Le posizione di Ungheria e Slovacchia
Ungheria e Slovacchia hanno affermato il 18 luglio di aver smesso di ricevere petrolio da Lukoil attraverso l’oleodotto d’epoca sovietica Druzhba, ultima grande infrastruttura di rifornimento di greggio verso l’Europa utilizzata anche da Rosneft e Tatneft. Il ministero degli Esteri di Budapest si è affrettato nel sottolineare che la mossa di Kiev “viola la clausola dell’accordo di associazione tra Ucraina e Unione europea, secondo cui il Paese non può interrompere la fornitura di energia ai Paesi comunitari attraverso il suo territorio”. Il presidente slovacco Peter Pellegrini, da parte sua, si è apertamente schierato come alfiere di Viktor Orban, ancora più inviso a Bruxelles dopo la visita a Mosca e Pechino (seguite a una missione a Kiev). “Finché l’Ungheria presiederà il Consiglio dell’Ue, la Slovacchia non si unirà a nessun tentativo di boicottaggio a danno di un Paese indipendente solo perché le azioni del suo governo non piacciono a nessuno”, ha dichiarato Pellegrini.
Ungheria e Slovacchia hanno avviato consultazioni con la Commissione europea, sostenendo che, se non ci sarà alcun risultato, si passerà a un processo legale. L’Ue, da parte sua, ha il potere anche di non rispettare gli obblighi previsti dall’accordo con l’Ucraina in settori come quello dell’esenzione dai dazi doganali. Dopo la rielezione a capo dell’esecutivo comunitario, Ursula von der Leyen ha rilanciato la propria crociata per rafforzare il peso geopolitico di un soggetto che geopolitico non è: l’Unione europea. L’obiettivo è influire sulle scelte di politica estera di Stati “minori” e dissidenti, come vengono considerate Ungheria e Slovacchia. All’orizzonte si staglia inoltre una “scadenza di Damocle”: col 2024 finiranno anche i flussi di gas russo verso l’Ue attraverso i gasdotti ucraini. Dopo l’invasione su larga scala dell’Ucraina, Bruxelles ha vietato le importazioni di petrolio russo via mare, consentendo però agli Stati membri senza sbocco sul mare come Ungheria, Slovacchia e Repubblica Ceca di continuare ad acquistare forniture tramite l’oleodotto Druzhba, finché non avessero trovato una soluzione alternativa.

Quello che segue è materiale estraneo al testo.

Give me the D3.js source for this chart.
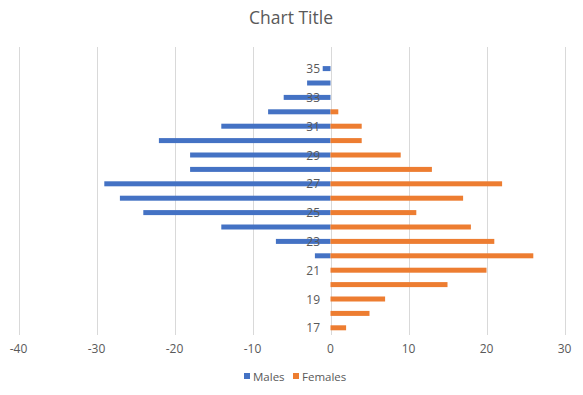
<!DOCTYPE html>
<html>
<head>
<meta charset="utf-8">
<script src="https://cdn.jsdelivr.net/npm/d3@7"></script>
<style>
  body { margin: 0; background: #fff; }
  text { font-family: "Open Sans", "Liberation Sans", sans-serif; fill: #595959; }
</style>
</head>
<body>
<div id="chart"></div>
<script>
// ages, bottom (17) to top; 36 is an empty row in the sheet
const ages = [17, 18, 19, 20, 21, 22, 23, 24, 25, 26, 27, 28, 29, 30, 31, 32, 33, 34, 35, 36];
const males = [0, 0, 0, 0, 0, -2, -7, -14, -24, -27, -29, -18, -18, -22, -14, -8, -6, -3, -1, null];
const females = [2, 5, 7, 15, 20, 26, 21, 18, 11, 17, 22, 13, 9, 4, 4, 1, 0, 0, 0, null];
const xTicks = [-40, -30, -20, -10, 0, 10, 20, 30];
const ageLabels = [17, 19, 21, 23, 25, 27, 29, 31, 33, 35];

const ctx = {
    W: 583,
    H: 395,
    top: 47,
    bottom: 335,
    barH: 5,
};

const svg = d3.select("#chart").append("svg")
    .attr("width", ctx.W)
    .attr("height", ctx.H);

const x = d3.scaleLinear().domain([-40, 30]).range([18.5, 564.5]);
const y = d3.scaleBand()
    .domain(ages.slice().reverse())
    .range([ctx.top, ctx.bottom])
    .padding(0);

// title
svg.append("text")
    .attr("x", 291)
    .attr("y", 24)
    .attr("text-anchor", "middle")
    .style("font-size", "17.5px")
    .text("Chart Title");

// gridlines
svg.append("g")
    .selectAll("line")
    .data(xTicks)
    .enter()
    .append("line")
    .attr("x1", d => Math.round(x(d)) + 0.5)
    .attr("x2", d => Math.round(x(d)) + 0.5)
    .attr("y1", ctx.top)
    .attr("y2", ctx.bottom)
    .style("stroke", "#d9d9d9")
    .style("stroke-width", 1);

// x labels
svg.append("g")
    .selectAll("text")
    .data(xTicks)
    .enter()
    .append("text")
    .attr("x", d => x(d))
    .attr("y", 353)
    .attr("text-anchor", "middle")
    .style("font-size", "12px")
    .text(d => d);

const rows = ages.map((a, i) => ({ age: a, m: males[i], f: females[i] }));

const cy = d => y(d.age) + y.bandwidth() / 2 - ctx.barH / 2;

// males
svg.append("g")
    .selectAll("rect")
    .data(rows.filter(d => d.m))
    .enter()
    .append("rect")
    .attr("x", d => x(d.m))
    .attr("width", d => x(0) - x(d.m))
    .attr("y", cy)
    .attr("height", ctx.barH)
    .style("fill", "#4472c4");

// females
svg.append("g")
    .selectAll("rect")
    .data(rows.filter(d => d.f))
    .enter()
    .append("rect")
    .attr("x", x(0))
    .attr("width", d => x(d.f) - x(0))
    .attr("y", cy)
    .attr("height", ctx.barH)
    .style("fill", "#ed7d31");

// age labels next to zero line
svg.append("g")
    .selectAll("text")
    .data(ageLabels)
    .enter()
    .append("text")
    .attr("x", x(0) - 10.5)
    .attr("y", d => y(d) + y.bandwidth() / 2 + 4.5)
    .attr("text-anchor", "end")
    .style("font-size", "12px")
    .text(d => d);

// legend
const legend = svg.append("g");
const items = [
    { name: "Males", color: "#4472c4", x: 244 },
    { name: "Females", color: "#ed7d31", x: 293 },
];
items.forEach(it => {
    legend.append("rect")
        .attr("x", it.x)
        .attr("y", 373)
        .attr("width", 6)
        .attr("height", 6)
        .style("fill", it.color);
    legend.append("text")
        .attr("x", it.x + 9)
        .attr("y", 380.5)
        .style("font-size", "11.5px")
        .text(it.name);
});
</script>
</body>
</html>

Nel frattempo l’Ungheria ha già iniziato a pagare le conseguenze della “guerra energetica” inaugurata dall’Ucraina, cadendo in una preoccupante crisi. Il Paese si avvicina all’utilizzo delle riserve strategiche di petrolio, le quali basterebbero per circa 90 giorni. Intanto i prezzi di gas ed elettricità sono aumentati di un terzo da inizio anno a luglio, superando i 90 euro al megawattora e alimentando il già pressante malcontento popolare. Orban avrebbe però già pronto il rimpiazzo, sempre rigorosamente russo, che potrebbe arrivare tramite due percorsi: direttamente da Rosneft oppure incrementando le forniture dalla Croazia tramite l’oleodotto Adria.

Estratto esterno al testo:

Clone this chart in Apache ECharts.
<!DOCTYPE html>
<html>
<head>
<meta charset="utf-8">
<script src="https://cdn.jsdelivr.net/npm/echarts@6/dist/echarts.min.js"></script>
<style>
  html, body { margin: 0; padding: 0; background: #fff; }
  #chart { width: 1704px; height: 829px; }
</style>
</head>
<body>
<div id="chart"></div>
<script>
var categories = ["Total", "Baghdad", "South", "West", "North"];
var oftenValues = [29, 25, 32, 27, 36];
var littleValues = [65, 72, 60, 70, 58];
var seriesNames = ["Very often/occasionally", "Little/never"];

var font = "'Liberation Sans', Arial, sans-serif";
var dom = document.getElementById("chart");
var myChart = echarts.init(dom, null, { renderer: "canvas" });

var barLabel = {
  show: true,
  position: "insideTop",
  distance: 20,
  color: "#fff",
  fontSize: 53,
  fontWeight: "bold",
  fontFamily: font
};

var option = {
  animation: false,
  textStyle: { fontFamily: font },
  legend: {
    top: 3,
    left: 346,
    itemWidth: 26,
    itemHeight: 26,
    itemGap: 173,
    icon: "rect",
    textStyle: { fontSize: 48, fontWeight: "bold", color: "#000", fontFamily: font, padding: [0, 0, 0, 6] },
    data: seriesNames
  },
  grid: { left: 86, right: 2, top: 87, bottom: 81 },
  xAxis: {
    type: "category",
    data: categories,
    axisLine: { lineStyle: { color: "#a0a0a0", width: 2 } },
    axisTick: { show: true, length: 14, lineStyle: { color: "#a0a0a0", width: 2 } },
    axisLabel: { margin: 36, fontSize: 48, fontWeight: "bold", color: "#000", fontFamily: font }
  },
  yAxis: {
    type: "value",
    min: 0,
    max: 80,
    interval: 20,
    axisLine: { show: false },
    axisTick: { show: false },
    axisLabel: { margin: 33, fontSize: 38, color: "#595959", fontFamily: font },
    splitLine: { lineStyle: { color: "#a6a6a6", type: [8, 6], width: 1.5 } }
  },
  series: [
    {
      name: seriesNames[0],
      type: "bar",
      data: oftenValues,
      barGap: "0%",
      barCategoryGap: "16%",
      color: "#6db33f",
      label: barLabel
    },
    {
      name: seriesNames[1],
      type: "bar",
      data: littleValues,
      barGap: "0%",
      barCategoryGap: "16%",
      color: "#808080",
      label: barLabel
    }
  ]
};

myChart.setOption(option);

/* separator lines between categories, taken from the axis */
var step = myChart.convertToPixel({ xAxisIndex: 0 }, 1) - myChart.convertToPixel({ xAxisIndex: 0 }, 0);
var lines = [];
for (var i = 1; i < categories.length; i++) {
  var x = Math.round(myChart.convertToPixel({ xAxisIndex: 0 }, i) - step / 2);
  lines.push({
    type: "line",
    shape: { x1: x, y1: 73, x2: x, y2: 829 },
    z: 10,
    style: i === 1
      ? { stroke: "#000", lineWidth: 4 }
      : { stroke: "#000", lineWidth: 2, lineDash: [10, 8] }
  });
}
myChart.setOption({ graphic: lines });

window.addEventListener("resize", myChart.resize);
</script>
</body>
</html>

I perché dietro la mossa dell’Ucraina
Dal punto di vista ufficiale, dunque propagandistico, l’Ucraina sostiene di aver bloccato le forniture di petrolio per soffocare una fonte economica essenziale per la Russia. Portando all’attenzione dei Paesi europei stime secondo cui, nel 2023, Mosca ha guadagnato 180 miliardi di dollari dalle sue esportazioni di greggio. Secondo il Center for Research on Energy and Clean Air, solo nell’aprile 2024 l’Ungheria ha speso quasi 250 milioni di euro in idrocarburi russi. La mossa di Kiev tradisce però altre motivazioni sotterranee. Oltre a voler danneggiare la capacità economica e industriale del nemico, un altro obiettivo è probabilmente aumentare il pressing sull’Ungheria per il veto posto agli aiuti militari dell’Ue e per il rifiuto di applicare sanzioni a Mosca. Budapest sta inoltre di fatto ostacolando il percorso di ingresso dell’Ucraina nell’Unione, già di per sé molto complicato.
Le fibrillazioni ucraine rappresentano anche un monito al governo centrale dell’Ue, affinché acceleri il processo di adesione del Paese. Secondo Inna Sovsun, parlamentare ucraina del partito di opposizione filo-europeo Holos e membro della commissione per l’energia del Parlamento, Kiev è stata costretta a prendere la situazione di petto. “Aspettiamo da oltre due anni che l’Ue e il G7 introducano delle sanzioni reali contro il petrolio russo”, ha affermato sottolineando che l’oleodotto continua a trasportare 200mila barili di greggio al giorno.